His mother Carol, who lives in Majorca, Spain, had flown to Britain to meet up with him. “Paul was a kind, caring and loving son. He was the best son, he was my world,” she said.

Paul Andrew Bramley, 28, originally from Hull, was a passenger on the Airbus flight which crashed in the French Alps

The statement, issued by the Foreign Office, added: “Paul’s father Philip Bramley who lives in Hull has also said that they are both deeply shocked and will miss him.”

Martyn Matthews, a 50-year-old father of two from Wolverhampton was also on the flight from Barcelona to Dusseldorf, returning home after a business trip to Spain.

His mother Iris, 82, said: “This has been a terrible shock. I am numb. Martyn was a lovely family man.”

Mr Matthews was a manager for German electronics firm Huf UK, based in Tipton, West Midlands.

“He loved his work and travelled extensively. I don't want to say any more. It's too hard,” said his mother.

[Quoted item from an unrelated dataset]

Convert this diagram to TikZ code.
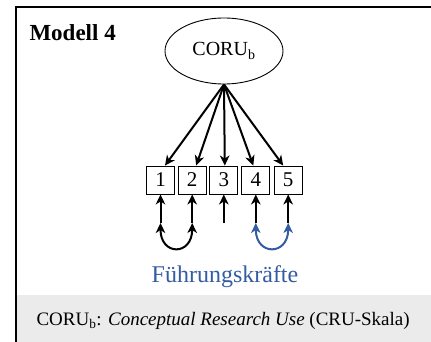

Prime Minister David Cameron offered his “deepest condolences” to the families. Speaking in the Commons, he said: “It is heart-breaking to hear about the schoolchildren, the babies, the families whose lives have been brought to an end. The Foreign Office is working urgently to establish whether any further British nationals were among those on board.”

And Mr Hammond said: “We currently believe that three British people have been killed in this tragedy,” but he warned that the death toll could rise further. “We can't rule out the possibility there are further British people involved. The level of information on the flight manifest doesn't allow us to rule out that possibility until we've completed some further checks.”